LA DÉLÉGATION emmenée par le président du Sénat, Gérard Larcher, et Jean-Pierre Raffarin, son président de la commission des affaires étrangères, a pris ses quartiers à Téhéran au lendemain de la résolution de l’ONU sur la Syrie.
L’occasion pour les Iraniens de faire quelques mises au point dans une ambiance très cordiale, à presque un mois de la visite en France du président Rohani. « Nous pouvons nous mettre d’accord sur la liste de ceux qui pourraient participer à une gouvernance transitoire, a indiqué le ministre des Affaires étrangères, Mohammad Javad Zarif, à ses hôtes. Cette concession encourageante pourrait cependant être un trompe-l’œil. Elle est vite balayée par l’affirmation des priorités du régime : la lutte contre Daech, qui passe par « la reconstruction de l’armée syrienne », a indiqué le président de l’Assemblée, Ali Larijani. « Pour se battre au sol, la meilleure force reste l’armée syrienne, elle est motivée, car elle a intérêt à gagner », a martelé Larijani. « Il y a 140 000 hommes, ils sont en train de reprendre confiance depuis trois mois », a précisé le secrétaire du Conseil suprême de sécurité nationale, le vice-amiral Ali Shamkhani, homme clé du régime. Vaincre un ennemi aussi « insaisissable », n’est pas possible sans « mener le combat au sol », ajoute-t-il. Or, Bachar el-Assad en est « le seul chef possible », a-t-il ajouté.
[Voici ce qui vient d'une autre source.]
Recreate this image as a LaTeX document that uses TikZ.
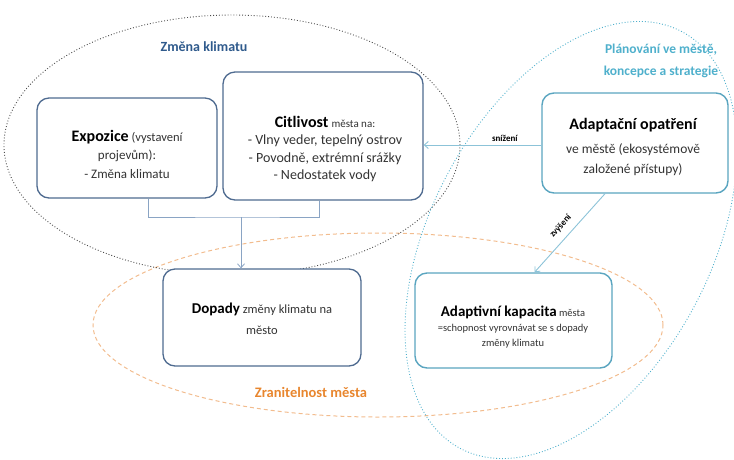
\documentclass[tikz,border=0pt]{standalone}
\usepackage{fontspec}
\setmainfont{Carlito}
\usetikzlibrary{calc,arrows.meta}
\definecolor{boxblue}{HTML}{4F6B90}
\definecolor{boxteal}{HTML}{5AA5C0}
\definecolor{treeline}{HTML}{8AA4C4}
\definecolor{tealline}{HTML}{8CC3D8}
\definecolor{titleblue}{HTML}{2F5A8C}
\definecolor{titleteal}{HTML}{4FB0CC}
\definecolor{orangetxt}{HTML}{E8862E}
\definecolor{orangeline}{HTML}{F2BC8E}
\definecolor{bodytxt}{HTML}{333333}
\newcommand\bodyfont[1]{\fontsize{#1}{#1}\selectfont}
\begin{document}
\begin{tikzpicture}[x=1pt,y=-1pt,
  cardblue/.style={draw=boxblue,line width=1.3pt,rounded corners=12pt,fill=white,inner sep=0pt},
  cardteal/.style={draw=boxteal,line width=1.4pt,rounded corners=12pt,fill=white,inner sep=0pt},
  cardtext/.style={align=center,inner sep=0pt,text=bodytxt},
  treeconn/.style={draw=treeline,line width=0.8pt},
  tealconn/.style={draw=tealline,line width=0.9pt},
  tip/.style={-{Straight Barb[length=4pt,width=7pt]}},
  smalllabel/.style={font=\bfseries\bodyfont{9},text=black,inner sep=1pt}
]
\useasboundingbox (0,0) rectangle (734,459);
% ellipses
\draw[orangeline,line width=1pt,dash pattern=on 4pt off 3pt] (378,325) ellipse [x radius=285pt, y radius=92pt];
\draw[black!70,line width=0.9pt,dotted] (232,145) ellipse [x radius=228pt, y radius=130pt];
\draw[titleteal,line width=0.9pt,dotted,rotate around={62:(571,240)}] (571,240) ellipse [x radius=236pt, y radius=140pt];
% titles
\node[font=\bfseries\bodyfont{14},text=titleblue] (tz) at (204,47) {Změna klimatu};
\node[font=\bfseries\bodyfont{13.5},text=titleteal,align=center] (tp) at (661,61) {Plánování ve městě,\\[8.5pt]koncepce a strategie};
\node[font=\bfseries\bodyfont{14.5},text=orangetxt] (tr) at (311,392) {Zranitelnost města};
% boxes
\node[cardblue,minimum width=180pt,minimum height=100pt] (expo) at (127,148) {};
\node[cardblue,minimum width=200pt,minimum height=128pt] (citl) at (323,136) {};
\node[cardblue,minimum width=198pt,minimum height=97pt] (dop) at (262,317.5) {};
\node[cardteal,minimum width=186pt,minimum height=100pt] (adapt) at (635,143) {};
\node[cardteal,minimum width=197pt,minimum height=95pt] (kap) at (513.5,320.5) {};
% box texts
\node[cardtext,font=\bodyfont{13}] (expot) at (127,154)
  {{\color{black}\bfseries\bodyfont{16}Expozice} {\bodyfont{12.5}(vystavení}\\[5.5pt]projevům):\\[5.5pt]- Změna klimatu};
\node[cardtext,font=\bodyfont{14}] (citlt) at (325,149)
  {{\color{black}\bfseries\bodyfont{16}Citlivost} {\bodyfont{11}města na:}\\[3.5pt]- Vlny veder, tepelný ostrov\\[3.5pt]- Povodně, extrémní srážky\\[3.5pt]- Nedostatek vody};
\node[cardtext,font=\bodyfont{12.5}] (dopt) at (262,319)
  {{\color{black}\bfseries\bodyfont{15}Dopady} změny klimatu na\\[8pt]město};
\node[cardtext,font=\bodyfont{13.5}] (adaptt) at (633,147)
  {{\color{black}\bfseries\bodyfont{16}Adaptační opatření}\\[10pt]ve městě (ekosystémově\\[7pt]založené přístupy)};
\node[cardtext,font=\bodyfont{10.5}] (kapt) at (513,327)
  {{\color{black}\bfseries\bodyfont{15}Adaptivní kapacita} města\\[4pt]=schopnost vyrovnávat se s dopady\\[4.5pt]změny klimatu};
% connectors
\coordinate (j) at (241,217);
\draw[treeconn] ($(expo.south)+(21,0)$) |- (j) -| ($(citl.south)+(-4,0)$);
\draw[treeconn,tip] (j) -- (dop.north -| j);
\draw[tealconn,tip] ($(adapt.west)+(0,2)$) -- ($(adapt.west -| citl.east)+(0,2)$)
  node[smalllabel,pos=0.31,above=2pt] (lsn) {snížení};
\draw[tealconn,tip] ($(adapt.south)+(-30,0)$) -- ($(kap.north)+(21,0)$)
  node[smalllabel,pos=0.51,sloped,above=6pt] (lzv) {zvýšení};
\end{tikzpicture}
\end{document}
D’un interlocuteur à l’autre, c’est ce même argument qui revient en dernier ressort : « Dites-nous par qui vous le remplacez ! », demandent à chaque fois les Iraniens. Une fois le dossier Daech sous contrôle, ceux-ci sont prêts à envisager une « formule évolutive de transition politique à Damas », résume un diplomate qui assistait aux entretiens. Mais Téhéran met en priorité l’accent sur la lutte sans merci contre Daech, dont l’armée syrienne est à ses yeux l’instrument principal.
Endoctrinement
« Il y a deux événements qui ont fait évoluer les esprits : l’intervention russe pour la Syrie, et les attentats de Paris », a précisé de son côté le président Hassan Rohani. « Il faut fermer la boîte à fabriquer Daech », a répété Ali Shamkhani. Pour y parvenir, il insiste notamment sur l’interruption des financements extérieurs. Les Iraniens pointent le doigt vers les pétromonarchies du Golfe, l’Arabie saoudite en premier lieu. Mais ils visent aussi la Turquie, assurant « avoir des preuves de circuits financiers ». Ali Velayati, le conseiller diplomatique d’Ali Khamenei, le guide suprême, a illustré son propos en descendant une carte de la région, qu’il a commentée au stylo laser : « La menace terroriste se répand désormais de l’Afghanistan à l’ouest de la Chine, et les talibans sont remplacés par les réseaux de Daech. » Selon lui, « tout cela est le résultat du travail d’endoctrinement des madrasas wahhabites. » Le message est clair : les terroristes contre lesquels l’Occident se bat ne sont pas chiites, mais sunnites. L’un des interlocuteurs a affirmé avoir des indications précises que « les terroristes impliqués dans les attentats du 13 novembre ont été formés par l’Arabie saoudite ».
Daech est « comme des morceaux de vitres cassées dans notre pain quotidien », a conclu l’ayatollah Rafsandjani, le vieux sage de la Révolution islamique.